A Special Day At The Carnival

August 03, 1994|By Consella A. Lee | Consella A. Lee,Sun Staff Writer

Eight-year-old Taylor Muhly leaned against his mother for support yesterday as the two spun around and around and around at the Big Glen Burnie Carnival.

"I was scared," Taylor whispered to a friend, before nodding to his mother as they got off the Cobra ride.

Taylor has spina bifida. He was born with an open spine, is paralyzed from the chest down and wears leg braces.

He and dozens of other disabled children and adults and their families were guests of the Glen Burnie Improvement Association, which for the fourth year opened the carnival grounds exclusively to them for two hours.

It is a gesture the parents said they appreciated.

"The kids don't always get opportunities to do things. I think its great," said Taylor's mother, who lives in Millersville.

Other parents said they enjoyed the time during the day because it was less crowded than nighttime carnivals.
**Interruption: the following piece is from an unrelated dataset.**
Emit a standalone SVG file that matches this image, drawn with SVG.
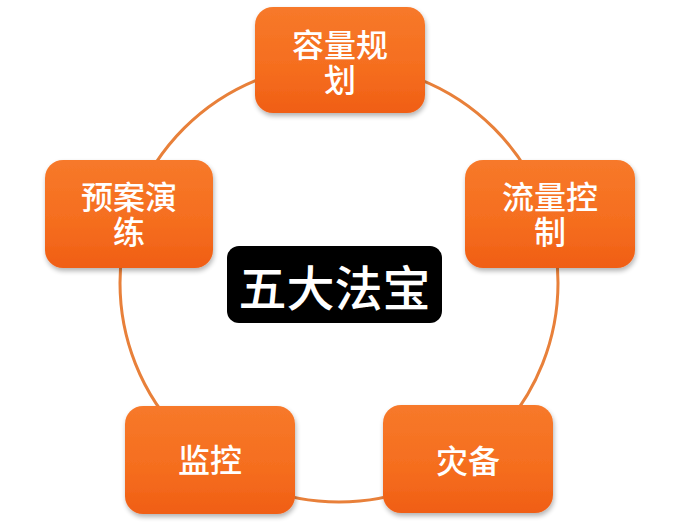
<svg xmlns="http://www.w3.org/2000/svg" width="675" height="529" viewBox="0 0 675 529">
<defs>
<linearGradient id="og" x1="0" y1="0" x2="0" y2="1">
<stop offset="0" stop-color="#F7792A"/>
<stop offset="0.6" stop-color="#F56D1E"/>
<stop offset="1" stop-color="#F05E15"/>
</linearGradient>
<filter id="sh" x="-10%" y="-10%" width="125%" height="130%">
<feGaussianBlur in="SourceAlpha" stdDeviation="2.5"/>
<feOffset dx="1" dy="3" result="b"/>
<feComponentTransfer><feFuncA type="linear" slope="0.3"/></feComponentTransfer>
<feMerge><feMergeNode/><feMergeNode in="SourceGraphic"/></feMerge>
</filter>
</defs>
<style>
.box{fill:url(#og);filter:url(#sh);}
.t{font-family:"Noto Sans CJK SC","Noto Sans",sans-serif;font-size:32px;fill:#FFFFFF;text-anchor:middle;font-weight:500;}
.c{font-family:"Noto Sans CJK SC","Noto Sans",sans-serif;font-size:48px;fill:#FFFFFF;text-anchor:middle;font-weight:500;}
</style>
<rect width="675" height="529" fill="#FFFFFF"/>
<g id="connectors">
<circle cx="339" cy="283" r="219" fill="none" stroke="#E8803A" stroke-width="3"/>
</g>
<g id="n1">
<rect class="box" x="255" y="7" width="170" height="106" rx="18"/>
<text class="t" x="340" y="57">容量规<tspan x="340" dy="35">划</tspan></text>
</g>
<g id="n2">
<rect class="box" x="465" y="160" width="170" height="108" rx="18"/>
<text class="t" x="550" y="209">流量控<tspan x="550" dy="35">制</tspan></text>
</g>
<g id="n3">
<rect class="box" x="383" y="405" width="170" height="108" rx="18"/>
<text class="t" x="468" y="473">灾备</text>
</g>
<g id="n4">
<rect class="box" x="125" y="406" width="170" height="108" rx="18"/>
<text class="t" x="210" y="472">监控</text>
</g>
<g id="n5">
<rect class="box" x="45" y="160" width="168" height="108" rx="18"/>
<text class="t" x="129" y="209">预案演<tspan x="129" dy="35">练</tspan></text>
</g>
<g id="center">
<rect x="227" y="246" width="215" height="77" rx="12" fill="#000000"/>
<text class="c" x="334.5" y="306">五大法宝</text>
</g>
</svg>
"If they went to the regular one, they'd probably get run over," said Eloise Anacki, who brought her daughter, Anita Anacki, 37, to the carnival.

Mrs. Anacki said her daughter is mentally retarded and has cerebral palsy.

Yesterday, she pitched penny after penny, determined to land one in her target -- a white plate floating in the water. But the coins bounced on the floor. Finally one made the mark. Kind of.

"It landed in, but it jumped out," said Ms. Anacki's mother. "I think it has legs."

No matter. Her daughter won an orange lei for effort.

"I think it means everything to them, and a lot of them can remember from year to year. It's the highlight of their life," said Mrs. Anacki's friend, Ginger Kelley, who brought her nephew, Richard Waddell, 30, to the carnival.

Mr. Waddell has Down syndrome and a bad heart and relies on an oxygen tank during his short stays outside, his aunt said.

"His whole world is TV," she said. "He doesn't like to go outside or anything and he's not into VCRs. But when I asked him 'Would you like to go to the carnival?' his face lit up like a million dollars."

His aunt and Anita Anacki took to the air in the Ferris wheel. But staying at ground level suited him fine, said Mr. Waddell, as he sat in his wheelchair, firing off greetings to acquaintances passing by.

"I don't want to ride," he said. "I just want to sit and enjoy the peace and quiet."

Occasionally, when the Ferris wheel carrying his aunt spun by, he extended his hand in the air and flashed the sign language for "I love you."

He, like others at the carnival, sported a souvenir picture button snapped by professional photographer Gary Wheeler, who shot 380 buttons in two hours.

"Sometimes you get so busy you don't think about getting tired until you stop," said Mr. Wheeler, who lives in Ferndale. "The two hours tends to go by so quickly you don't have time to do anything but reload and shoot."

It is effort and time well spent, said carnival workers.

"It really was a good day and [there were] a lot of happy faces," said Richard Wengert, president of the improvement association, as he watched the carnival grounds clear.

And just in case any one didn't receive a prize at one of the game booths, carnival workers handed out stuffed bears, penguins, sharks, dogs, pigs and clowns as people headed back to their cars.

The 86-year-old carnival runs through Saturday and regularly opens at 7 p.m. on weekdays and at 5 p.m. on Saturday.